# Chocolate pear pudding



## Ishbel (Dec 6, 2005)

*Chocolate pear pudding*
I made this for pudding on Sunday - everyone said it was very good - unfortunately, I couldn't taste it as it is quite sweet!  Recipe courtesy of a recipe card from a supermarket.
** 
 Cooking time: 1 hour 15 minutes, plus cooling
 
465g jar baby pears in vanilla syrup (or you can use freshly poached pears, cooled)
250g high choco solids dark (at least 70 per cent) chocolate, roughly broken
100ml milk
175g unsalted butter, softened
175g light muscovado sugar
4 eggs, lightly beaten
150g self-raising flour
75g ground almonds
 
Preheat the oven to 190°C, gas mark 5. Grease and line a 20cm loose-bottomed cake tin. Drain the pears, reserving the syrup. Slice the pears in half lengthways and arrange cut-side up in the base of the cake tin. 
 
Place the chocolate in a heatproof bowl with the milk and melt over a pan of gently simmering water until smooth. Leave to cool slightly. Place the butter in a large bowl with the sugar and beat with an electric or balloon whisk until light and fluffy. Gradually beat in the eggs a little at a time, adding a couple of tablespoons of flour at the same time to prevent curdling. 
 
Stir in the melted chocolate, then sift in the remaining flour.
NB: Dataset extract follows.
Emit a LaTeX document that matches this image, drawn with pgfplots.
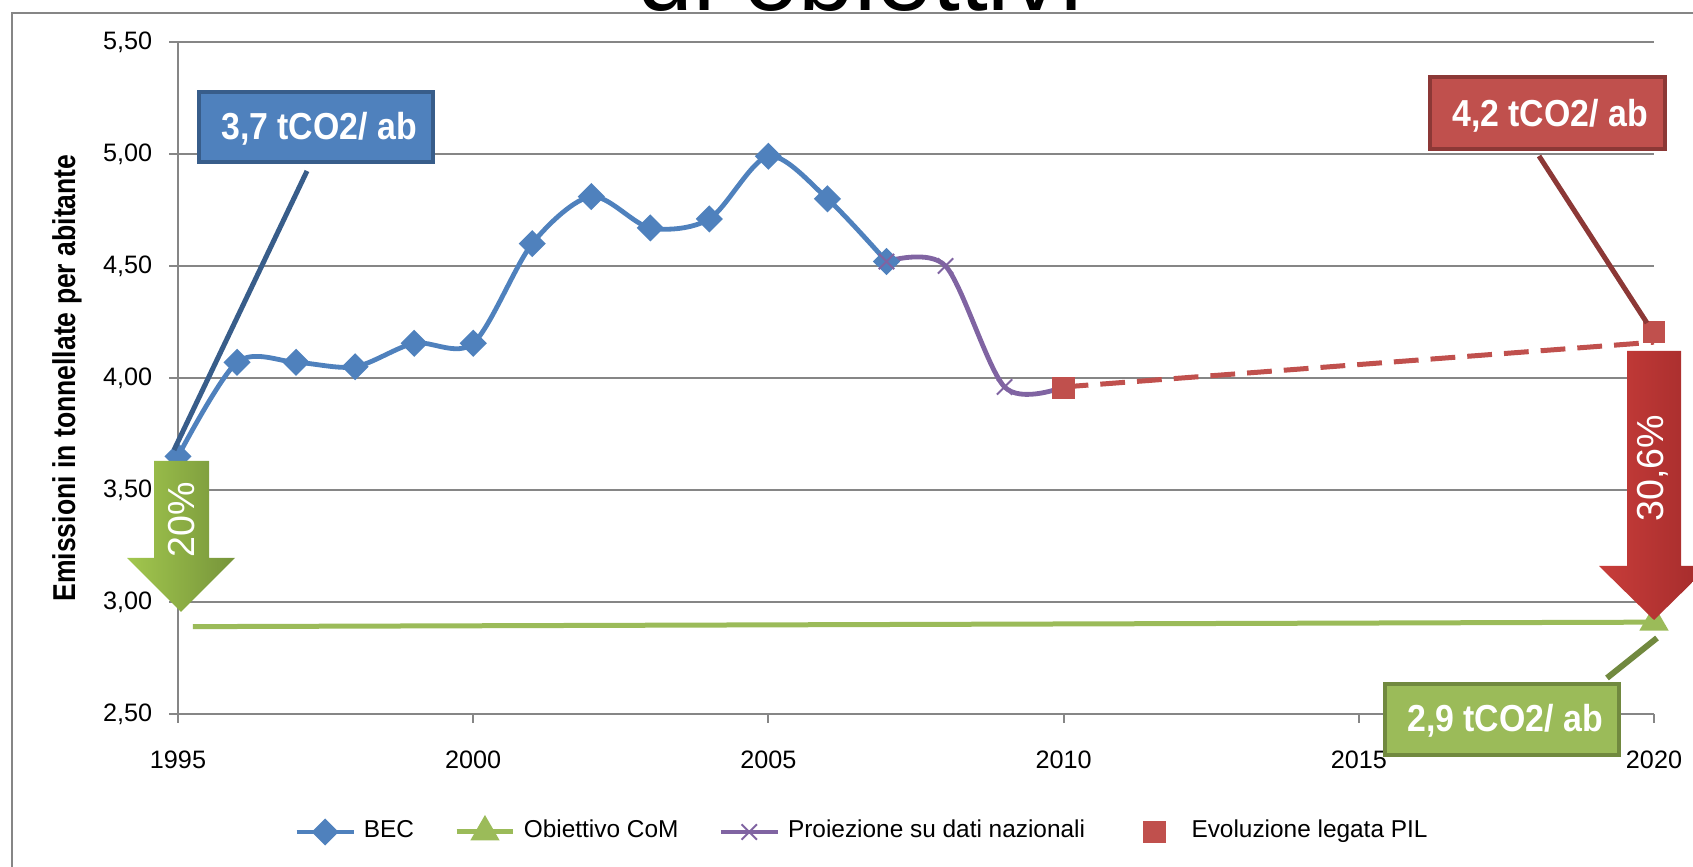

Add the ground almonds and fold in lightly with a metal spoon until evenly combined. Spoon the mixture over the pears, smoothing out the top. Bake for 1 hour 15 minutes, until a skewer inserted comes out clean. Leave to cool in the tin for about 15 minutes. 
 
Meanwhile, place the reserved syrup from the pears in a small saucepan and gently simmer until it is reduced by half and is slightly thickened. Before removing the pudding from the tin, make a few holes in the top using a skewer and spoon over the syrup, letting it soak in completely. Invert the pudding and serve warm, cut into wedges, with thick pouring cream. 
 
These pears are really delicious even without sponge. Make a simple pudding by pouring hot chocolate sauce over the pears and serving with ice cream.


----------



## Piccolina (Dec 6, 2005)

Delicious looking Ishbel! I have a recipe for French chocolate, pear and brioche bread pudding that is a bit similar to this. I know that you said it was sweet, but dark chocolate sometimes seems bitter to me, pehaps if you tried adding some milk chocolate, instead of all dark it would help to make the finished dish even sweeter


----------



## Ishbel (Dec 6, 2005)

I am diabetic


----------



## mish (Dec 6, 2005)

Ishbel said:
			
		

> *Chocolate pear pudding*
> I made this for pudding on Sunday - everyone said it was very good - unfortunately, I couldn't taste it as it is quite sweet! Recipe courtesy of a recipe card from a supermarket.
> 
> Cooking time: 1 hour 15 minutes, plus cooling
> ...


 
Ishbel, you had me at baby pears in vanilla syrup. Haven't seen that here in Californ-i-a. Curious, what is muscavado sugar? I've always liked the combo of pears and chocolate. Thanks, Ish.

Mish


----------



## Piccolina (Dec 6, 2005)

Hi Ish, I understand, there are some things I can't eat either because of my health. Thanks for sharing the recipe with us, even if you are not able to have some yourself


----------



## Piccolina (Dec 6, 2005)

mish said:
			
		

> Curious, what is muscavado sugar? I've always liked the combo of pears and chocolate. Thanks, Ish.


 It would be equal to medium to dark brown sugar in North America, Mish. The grains in musovado sugar are a bit coarse, and the taste is quite reminisent of molasses.


----------



## mish (Dec 6, 2005)

Ishbel, hope it's okay to call you Ish.

The Mish


----------



## Ishbel (Dec 6, 2005)

Certainly you can call me Ish, Mish.....   I'm usually called Izzy, but I don't mind what I'm called!   

The supermarket I got the card from have an own brand line of baby pears, in a rich syrup flavoured with a little vanilla.  I suppose you could either poach your own or add a little vanilla essence to a tin of pears in syrup.

My guests really liked this pud.  It looked great


----------